What is asked | Leave out all pictures. Return exactly the lines from the top of the material through the line containing "relevante artikler fra".
━━━━━━━━━━
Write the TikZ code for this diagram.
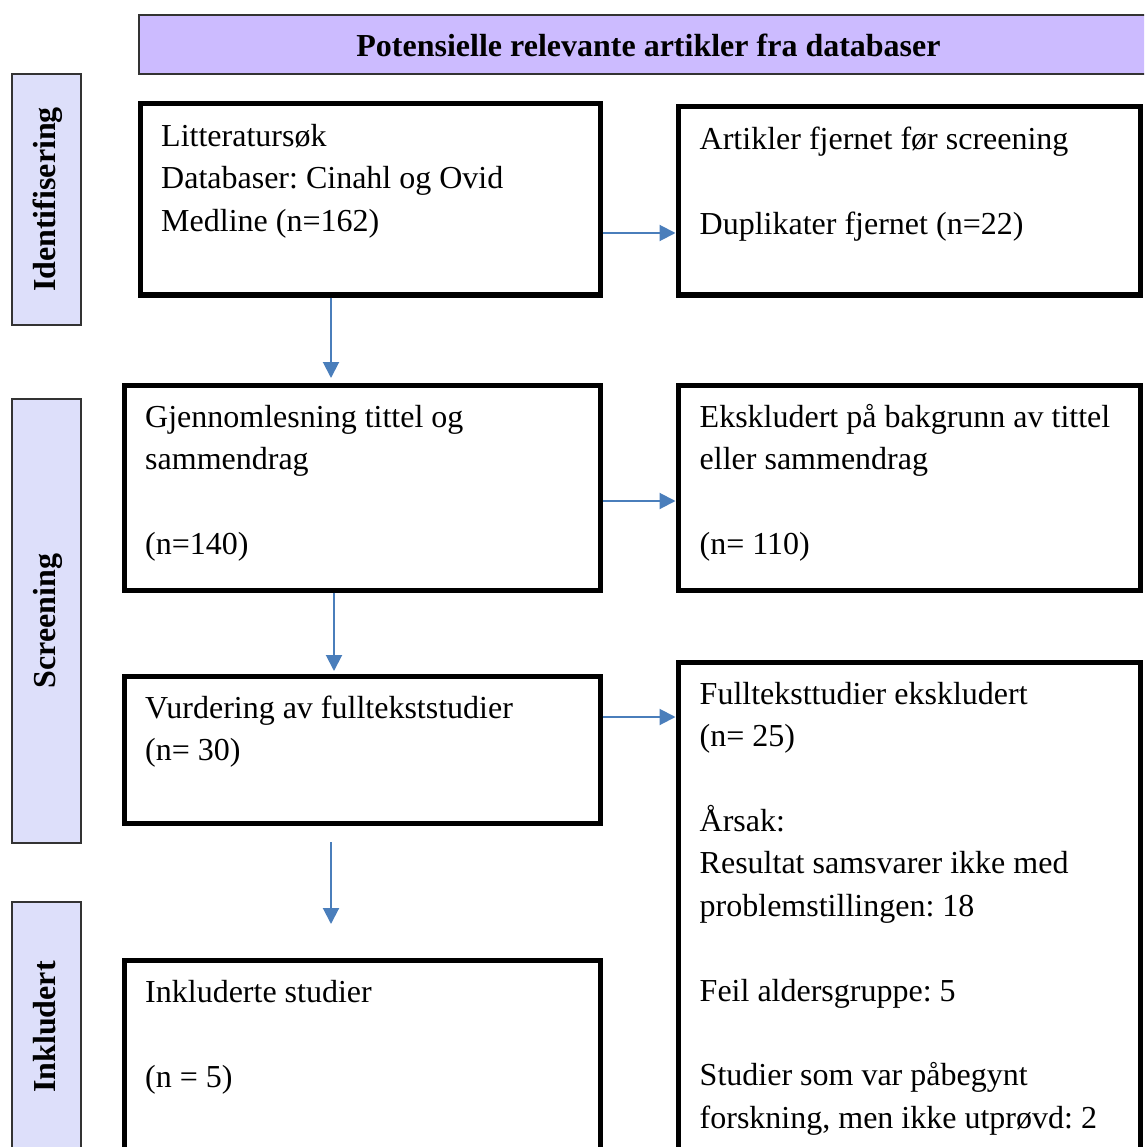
\documentclass[tikz,border=0pt]{standalone}
\usepackage{fontspec}
\setmainfont{Liberation Serif}
\usetikzlibrary{arrows.meta}
\definecolor{headfill}{RGB}{204,187,255}
\definecolor{sidefill}{RGB}{221,223,250}
\definecolor{flowblue}{RGB}{74,126,187}
\frenchspacing
\begin{document}
\begin{tikzpicture}[x=1pt, y=-1pt,
    box/.style={draw, line width=5pt, inner sep=0pt},
    txt/.style={anchor=north west, inner sep=0pt, align=left, font=\fontsize{32}{42.4}\selectfont},
    side/.style={draw=black!80, line width=1.3pt, fill=sidefill, rotate=90, inner sep=0pt,
      minimum height=69pt, font=\fontsize{32}{42.4}\selectfont\bfseries, text height=29.7pt, text depth=12.7pt},
    flow/.style={draw=flowblue, line width=2pt, -{Triangle[length=16pt,width=16pt]}}]
  \useasboundingbox (0,0) rectangle (1144,1147);
  \clip (0,0) rectangle (1144,1147);

  \node[draw=black!80, line width=1.3pt, fill=headfill, inner sep=0pt, minimum width=1019pt, minimum height=59pt,
    font=\fontsize{32}{42.4}\selectfont\bfseries, text height=29pt, text depth=4.6pt] (head) at (648.5,44.5)
    {Potensielle relevante artikler fra databaser};

  \node[side, minimum width=251pt] (ident) at (46.5,199.5) {Identifisering};
  \node[side, minimum width=444pt] (screen) at (46.5,621) {Screening};
  \node[side, minimum width=250pt] (inkl) at (46.5,1027) {Inkludert};

  \node[box, minimum width=460pt, minimum height=191pt] (lit) at (370,199.5) {};
  \node[box, minimum width=462pt, minimum height=188pt] (dup) at (909,201) {};
  \node[box, minimum width=476pt, minimum height=205pt] (scr) at (362,487.5) {};
  \node[box, minimum width=462pt, minimum height=205pt] (exc) at (909,487.5) {};
  \node[box, minimum width=476pt, minimum height=147pt] (full) at (362,749.5) {};
  \node[box, minimum width=462pt, minimum height=558pt] (excfull) at (909,941) {};
  \node[box, minimum width=476pt, minimum height=260pt] (incl) at (362,1090) {};

  \node[txt] (littxt) at ([shift={(23.5pt,-15pt)}]lit.north west)
    {\strut Litteratursøk\\Databaser: Cinahl og Ovid\\Medline (n=162)};
  \node[txt] (duptxt) at ([shift={(24pt,-15pt)}]dup.north west)
    {\strut Artikler fjernet før screening\\[42.4pt]Duplikater fjernet (n=22)};
  \node[txt] (scrtxt) at ([shift={(23.5pt,-15pt)}]scr.north west)
    {\strut Gjennomlesning tittel og\\sammendrag\\[42.4pt](n=140)};
  \node[txt] (exctxt) at ([shift={(24pt,-15pt)}]exc.north west)
    {\strut Ekskludert på bakgrunn av tittel\\eller sammendrag\\[42.4pt](n= 110)};
  \node[txt] (fulltxt) at ([shift={(23.5pt,-15pt)}]full.north west)
    {\strut Vurdering av fulltekststudier\\(n= 30)};
  \node[txt] (excfulltxt) at ([shift={(24pt,-15pt)}]excfull.north west)
    {\strut Fullteksttudier ekskludert\\(n= 25)\\[42.4pt]Årsak:\\Resultat samsvarer ikke med\\problemstillingen: 18\\[42.4pt]Feil aldersgruppe: 5\\[42.4pt]Studier som var påbegynt\\forskning, men ikke utprøvd: 2};
  \node[txt] (incltxt) at ([shift={(23.5pt,-15pt)}]incl.north west)
    {\strut Inkluderte studier\\[42.4pt](n = 5)};

  \coordinate (gapstart) at (331,842);
  \coordinate (gapend) at (331,924);

  \draw[flow] ([yshift=-33.5pt]lit.east) -- ([yshift=-33.5pt]lit.east -| dup.west);
  \draw[flow, shorten >=4.5pt] ([xshift=-39pt]lit.south) -- ([xshift=-39pt]lit.south |- scr.north);
  \draw[flow] ([yshift=-13.5pt]scr.east) -- ([yshift=-13.5pt]scr.east -| exc.west);
  \draw[flow, shorten >=2.5pt] ([xshift=-28pt]scr.south) -- ([xshift=-28pt]scr.south |- full.north);
  \draw[flow] ([yshift=32.5pt]full.east) -- ([yshift=32.5pt]full.east -| excfull.west);
  \draw[flow] (gapstart) -- (gapend);
\end{tikzpicture}
\end{document}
━━━━━━━━━━
Right answer |
Write the TikZ code for this diagram.
\documentclass[tikz,border=0pt]{standalone}
\usepackage{fontspec}
\setmainfont{Liberation Serif}
\usetikzlibrary{arrows.meta}
\definecolor{headfill}{RGB}{204,187,255}
\definecolor{sidefill}{RGB}{221,223,250}
\definecolor{flowblue}{RGB}{74,126,187}
\frenchspacing
\begin{document}
\begin{tikzpicture}[x=1pt, y=-1pt,
    box/.style={draw, line width=5pt, inner sep=0pt},
    txt/.style={anchor=north west, inner sep=0pt, align=left, font=\fontsize{32}{42.4}\selectfont},
    side/.style={draw=black!80, line width=1.3pt, fill=sidefill, rotate=90, inner sep=0pt,
      minimum height=69pt, font=\fontsize{32}{42.4}\selectfont\bfseries, text height=29.7pt, text depth=12.7pt},
    flow/.style={draw=flowblue, line width=2pt, -{Triangle[length=16pt,width=16pt]}}]
  \useasboundingbox (0,0) rectangle (1144,1147);
  \clip (0,0) rectangle (1144,1147);

  \node[draw=black!80, line width=1.3pt, fill=headfill, inner sep=0pt, minimum width=1019pt, minimum height=59pt,
    font=\fontsize{32}{42.4}\selectfont\bfseries, text height=29pt, text depth=4.6pt] (head) at (648.5,44.5)
    {Potensielle relevante artikler fra databaser};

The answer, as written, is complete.